Richardson currently is the dean and chancellor's professor of law at the University of California, Irvine School of Law. At the time of her appointment as UCI Law's second dean, she was the only woman of color to lead a top-30 law school. She holds joint appointments in UCI Law's Department of Criminology, Law, and Society, and in the Department of Asian American Studies. She received her AB from Harvard College and her JD from Yale Law School.
Richardson's interdisciplinary research uses lessons from cognitive and social psychology to study decision-making and judgment in a variety of contexts. Her scholarship has been published by law journals at Harvard, Yale, Berkeley, Cornell, Duke, and Northwestern, among others. She is working on a book that reflects on the current reckoning with anti-Blackness that is occurring across the U.S. and its implications for law and policy.
Her legal career includes partnership at a criminal defense law firm and work as a state and federal public defender. She was also an assistant counsel at the NAACP Legal Defense and Educational Fund, Inc. She was a Skadden Arps Public Interest Fellow with the National Immigration Law Center in Los Angeles and the Legal Aid Society's Immigration Unit in Brooklyn, NY.

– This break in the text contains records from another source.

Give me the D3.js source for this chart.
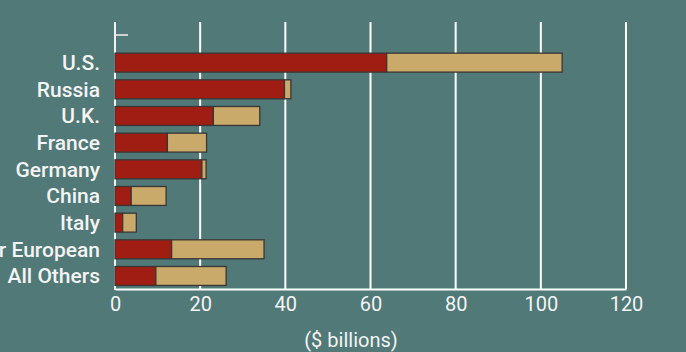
<!DOCTYPE html>
<html><head><meta charset="utf-8">
<script src="https://cdn.jsdelivr.net/npm/d3@7"></script>
<style>
html,body{margin:0;padding:0;background:#507977;}
svg{display:block;}
</style></head>
<body>
<svg id="chart" width="686" height="352"></svg>
<script>
const categories = ["U.S.","Russia","U.K.","France","Germany","China","Italy","Other European","All Others"];
const redValues = [63.8, 39.8, 23.1, 12.3, 20.4, 3.8, 1.8, 13.3, 9.6];
const tanValues = [41.2, 1.5, 10.9, 9.2, 1.0, 8.2, 3.2, 21.7, 16.5];
const xTicks = [0,20,40,60,80,100,120];
const axisTitle = "($ billions)";

const svg = d3.select("#chart");
const W = 686, H = 352;
svg.append("rect").attr("width",W).attr("height",H).attr("fill","#507977");

const x0 = 115, x1 = 626, yTop = 22, yAxis = 289;
const x = d3.scaleLinear().domain([0,120]).range([x0,x1]);
const y = d3.scaleBand().domain(categories).range([49.3, 289.3]).paddingInner(0.29).paddingOuter(0.145);

const font = "Roboto, sans-serif";

// grid lines
const g = svg.append("g");
g.selectAll("line.grid").data(xTicks.slice(1)).join("line")
  .attr("x1",d=>x(d)).attr("x2",d=>x(d)).attr("y1",yTop).attr("y2",yAxis)
  .attr("stroke","#ffffff").attr("stroke-width",2);
// left axis line
g.append("line").attr("x1",x0).attr("x2",x0).attr("y1",yTop).attr("y2",yAxis+1)
  .attr("stroke","#f2f2f2").attr("stroke-width",2);
g.append("line").attr("x1",x0).attr("x2",x0+13).attr("y1",35).attr("y2",35)
  .attr("stroke","#f2f2f2").attr("stroke-width",1.5);

// bottom axis
const xAxis = d3.axisBottom(x).tickValues(xTicks).tickSize(0).tickPadding(8);
const ax = svg.append("g").attr("transform",`translate(0,${yAxis})`).call(xAxis);
ax.select(".domain").attr("stroke","#ffffff").attr("stroke-width",2);
ax.selectAll("text").attr("fill","#f4f4f4").style("font-family",font).style("font-size","20px").attr("font-weight",400);

// bars
const stack = categories.map((c,i)=>({c, r:redValues[i], t:tanValues[i]}));
const bars = svg.append("g");
bars.selectAll("rect.red").data(stack).join("rect")
  .attr("x",x(0)).attr("y",d=>y(d.c)).attr("width",d=>x(d.r)-x(0)).attr("height",y.bandwidth())
  .attr("fill","#a01d14").attr("stroke","#3b3633").attr("stroke-width",1.3);
bars.selectAll("rect.tan").data(stack).join("rect")
  .attr("x",d=>x(d.r)).attr("y",d=>y(d.c)).attr("width",d=>x(d.r+d.t)-x(d.r)).attr("height",y.bandwidth())
  .attr("fill","#c9aa6b").attr("stroke","#3b3633").attr("stroke-width",1.3);

// category labels
svg.append("g").selectAll("text").data(categories).join("text")
  .attr("x",100).attr("y",d=>y(d)+y.bandwidth()/2+7.5)
  .attr("text-anchor","end").attr("fill","#f4f4f4")
  .style("font-family",font).style("font-size","21px").attr("font-weight",500)
  .text(d=>d);

// axis title
svg.append("text").attr("x",351).attr("y",347).attr("text-anchor","middle")
  .attr("fill","#f4f4f4").style("font-family",font).style("font-size","20px")
  .text(axisTitle);
</script>
</body></html>
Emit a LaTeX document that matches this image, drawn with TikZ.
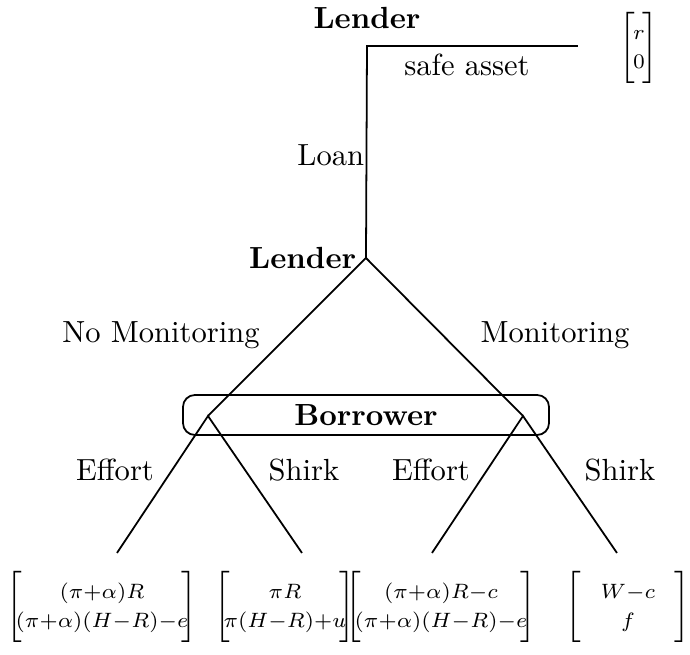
\documentclass[tikz,border=0pt]{standalone}
\newcommand\payvec[3]{$\left[\mkern-5mu\vrule height 11.5pt depth 11.5pt width 0pt\begin{array}{@{}c@{}}\makebox[#1]{$#2$}\\#3\end{array}\mkern-5mu\right]$}
\begin{document}
\begin{tikzpicture}[x=0.337pt,y=-0.337pt,line width=0.6pt,
  font=\fontsize{10.3}{12.4}\selectfont,
  player/.style={font=\fontsize{10.3}{12.4}\selectfont\bfseries,inner sep=0pt},
  move/.style={inner sep=0pt},
  payoff/.style={inner sep=0pt,font=\fontsize{7.4}{9.6}\selectfont}]
  \useasboundingbox (0,0) rectangle (690,655);
  % decision points
  \coordinate (root) at (367,46);
  \coordinate (safe) at (578,46);
  \coordinate (lend) at (366,258);
  \coordinate (bl) at (208,416);
  \coordinate (br) at (523,416);
  \coordinate (ll1) at (117,553);
  \coordinate (ll2) at (302,553);
  \coordinate (rl1) at (432,553);
  \coordinate (rl2) at (617,553);
  % players
  \node[player] (lender1) at (367,18) {Lender};
  \node[player,anchor=east] (lender2) at (357,258) {Lender};
  \draw[rounded corners=4pt] (183,395) rectangle (549,435);
  \node[player] (borrower) at (366,415) {Borrower};
  % branches
  \draw (safe) -- (root) -- (lend);
  \draw (bl) -- (lend) -- (br);
  \draw (ll1) -- (bl) -- (ll2);
  \draw (rl1) -- (br) -- (rl2);
  % moves
  \node[move] (safelab) at (467,65) {safe asset};
  \node[move,anchor=east] (loan) at (365,155) {Loan};
  \node[move] (nomon) at (161,335) {No Monitoring};
  \node[move] (mon) at (555,335) {Monitoring};
  \node[move] (eff1) at (115,470) {Effort};
  \node[move] (shk1) at (304,470) {Shirk};
  \node[move] (eff2) at (431,470) {Effort};
  \node[move] (shk2) at (620,470) {Shirk};
  % payoffs
  \node[payoff] (p0) at (639,50) {\payvec{7pt}{r}{0}};
  \node[payoff] (p1) at (102,609) {\payvec{0pt}{(\pi{+}\alpha)R}{(\pi{+}\alpha)(H{-}R){-}e}};
  \node[payoff] (p2) at (285,609) {\payvec{0pt}{\pi R}{\pi(H{-}R){+}u}};
  \node[payoff] (p3) at (441,609) {\payvec{0pt}{(\pi{+}\alpha)R{-}c}{(\pi{+}\alpha)(H{-}R){-}e}};
  \node[payoff] (p4) at (628,609) {\payvec{36pt}{W{-}c}{f}};
\end{tikzpicture}
\end{document}
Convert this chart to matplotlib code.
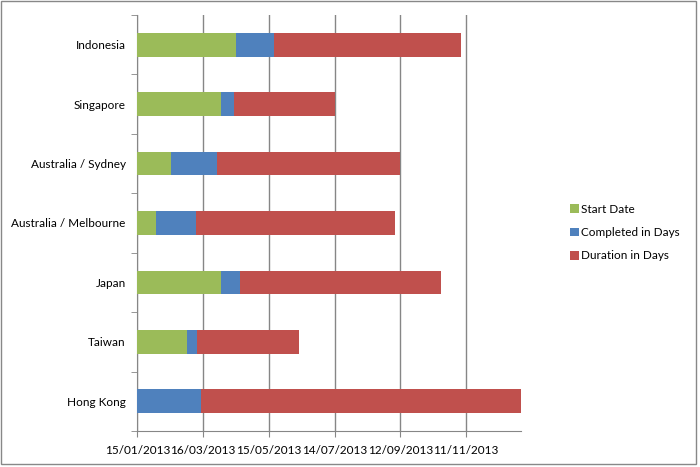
import matplotlib.pyplot as plt
import matplotlib.dates as mdates
from matplotlib.patches import Rectangle
from datetime import datetime, timedelta

plt.rcParams['font.family'] = ['Lato', 'DejaVu Sans']

# data
regions = ['Indonesia', 'Singapore', 'Australia / Sydney', 'Australia / Melbourne',
           'Japan', 'Taiwan', 'Hong Kong']
start_dates = ['15/04/2013', '01/04/2013', '15/02/2013', '01/02/2013',
               '01/04/2013', '01/03/2013', '15/01/2013']
completed_days = [35, 12, 42, 36, 18, 9, 58]
duration_days = [170, 92, 167, 182, 183, 93, 292]

axis_min = datetime(2013, 1, 15)
axis_max = datetime(2013, 12, 31)

green = '#9BBB59'
blue = '#4F81BD'
red = '#C0504D'
grid_col = '#868686'

fig = plt.figure(figsize=(7, 4.67), dpi=100)
ax = fig.add_axes([0.1964, 0.0771, 0.5479, 0.8908])

starts = [datetime.strptime(s, '%d/%m/%Y') for s in start_dates]
y = list(range(len(regions)))[::-1]

base = mdates.date2num(axis_min)
start_num = [mdates.date2num(s) for s in starts]
green_w = [s - base for s in start_num]
blue_left = start_num
red_left = [s + c for s, c in zip(start_num, completed_days)]

h = 0.4
ax.barh(y, green_w, left=base, height=h, color=green, label='Start Date', zorder=3)
ax.barh(y, completed_days, left=blue_left, height=h, color=blue,
        label='Completed in Days', zorder=3)
ax.barh(y, duration_days, left=red_left, height=h, color=red,
        label='Duration in Days', zorder=3)

ax.set_xlim(base, mdates.date2num(axis_max))
ax.set_ylim(-0.5, len(regions) - 0.5)

ticks = [axis_min + timedelta(days=60 * i) for i in range(6)]
ax.set_xticks([mdates.date2num(t) for t in ticks])
ax.xaxis.set_major_formatter(mdates.DateFormatter('%d/%m/%Y'))
ax.grid(axis='x', color=grid_col, linewidth=1, zorder=0)

ax.set_yticks(y)
ax.set_yticklabels(regions)
ax.set_yticks([i + 0.5 for i in range(-1, len(regions))], minor=True)
ax.tick_params(axis='y', which='major', length=0, pad=8.5, labelsize=8.5)
ax.tick_params(axis='y', which='minor', length=4, color=grid_col, direction='out')
ax.tick_params(axis='x', length=4, color=grid_col, direction='out', pad=6, labelsize=8.5)

for side in ['top', 'right']:
    ax.spines[side].set_visible(False)
for side in ['left', 'bottom']:
    ax.spines[side].set_color(grid_col)

handles, labels = ax.get_legend_handles_labels()
fig.legend(handles, labels, loc='upper left', bbox_to_anchor=(0.808, 0.574),
           frameon=False, fontsize=8.5, handlelength=0.75, handleheight=0.75,
           handletextpad=0.15, labelspacing=1.05, borderaxespad=0)

fig.patches.append(Rectangle((1 / 700, 1 - 464 / 467), 695 / 700, 463 / 467,
                             transform=fig.transFigure, fill=False,
                             edgecolor='#888888', linewidth=1))

fig.savefig('out.png', dpi=100)
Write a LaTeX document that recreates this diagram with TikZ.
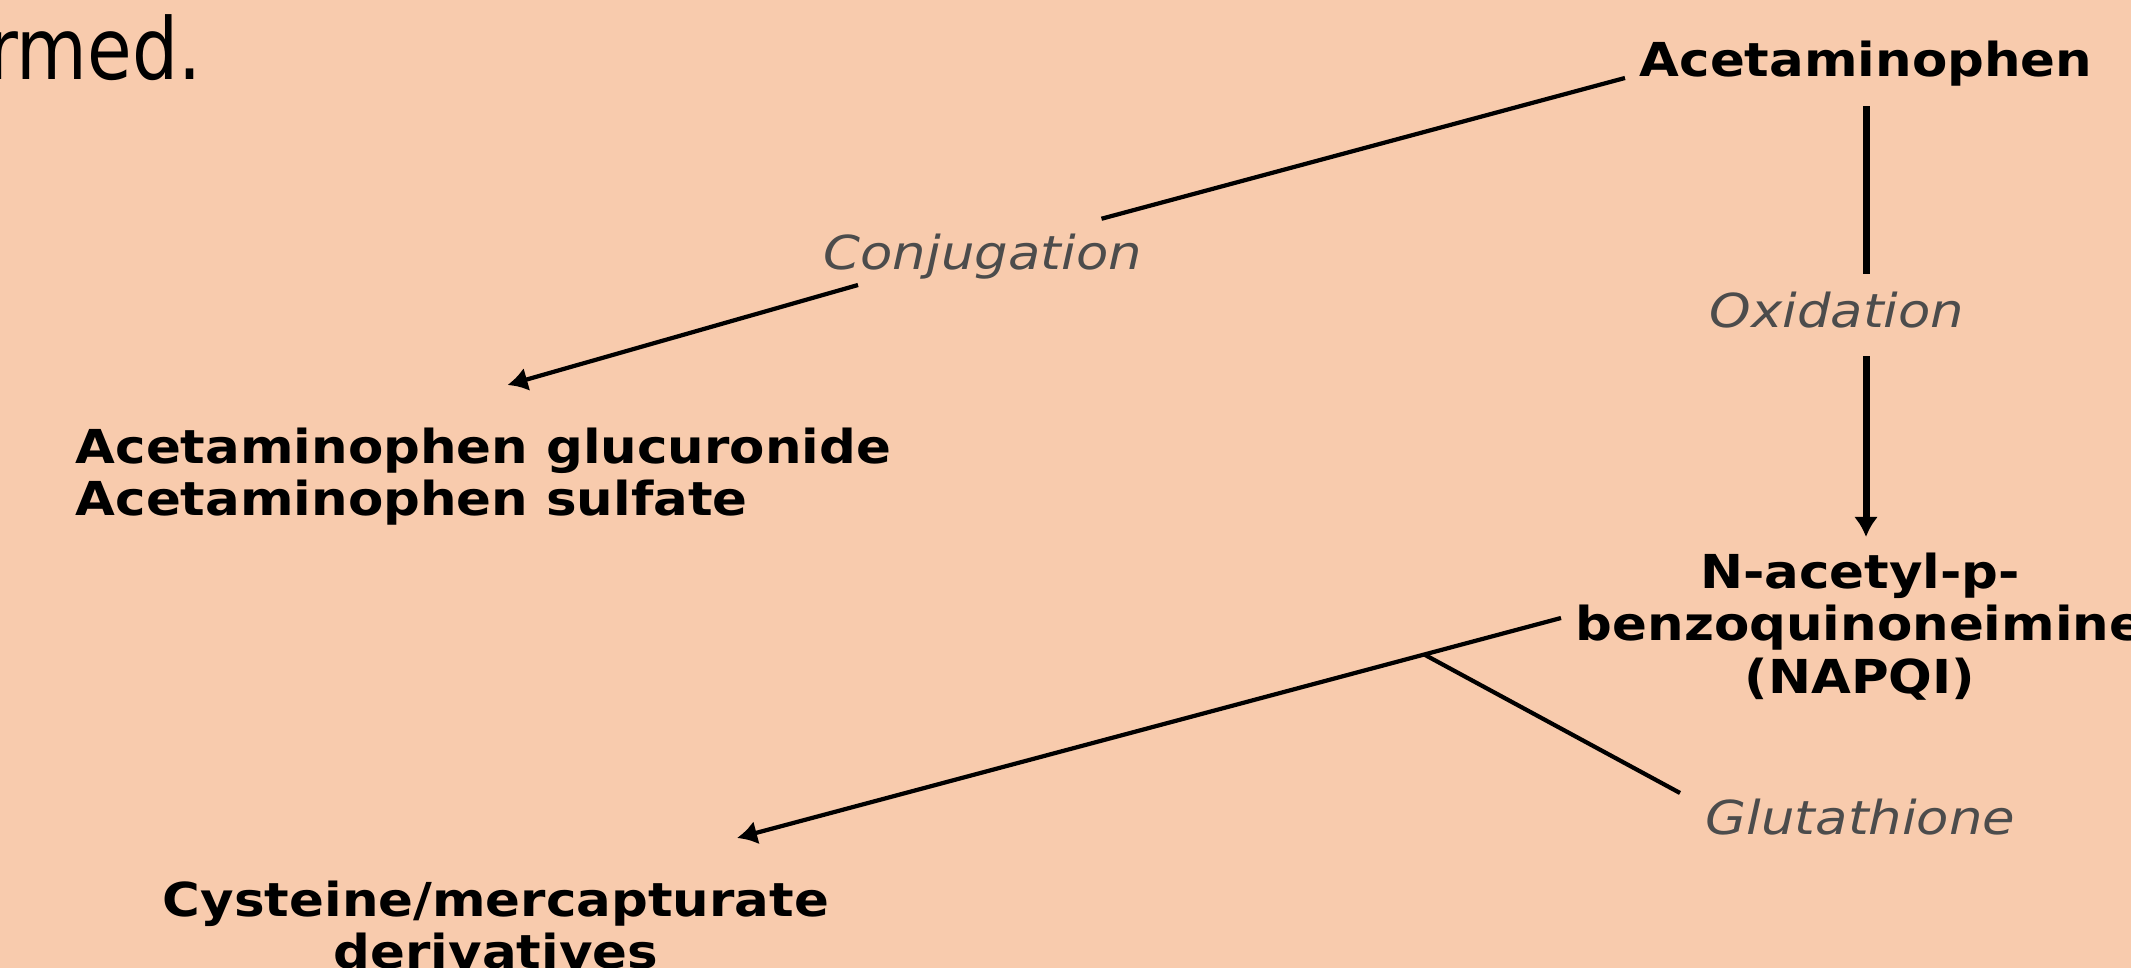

Richardson frequently speaks on the science of implicit bias and its influence on decisions, perceptions, and judgments. She has consulted with public and private entities developing practices to address racial and gender disparities. She is a leading expert on race and policing, and has worked with police departments addressing the impact of race on their policing practices.
Her awards and recognitions include the American Association of Law School's Derrick Bell Award, which recognizes a faculty member's extraordinary contributions to legal education through mentoring, teaching, and scholarship; the National Asian Pacific American Bar Association Trailblazer Award; being named one of the Top Women Lawyers in California; and being chosen as one of the two most influential Korean Americans in Orange County.
Richardson is a member of the American Law Institute. She is on the Executive Committee of the Association of American Law Schools, and serves on the Board of Equal Justice Works. In 2020, she was appointed by California Gov. Gavin Newsom to the California Penal Code Revision Committee.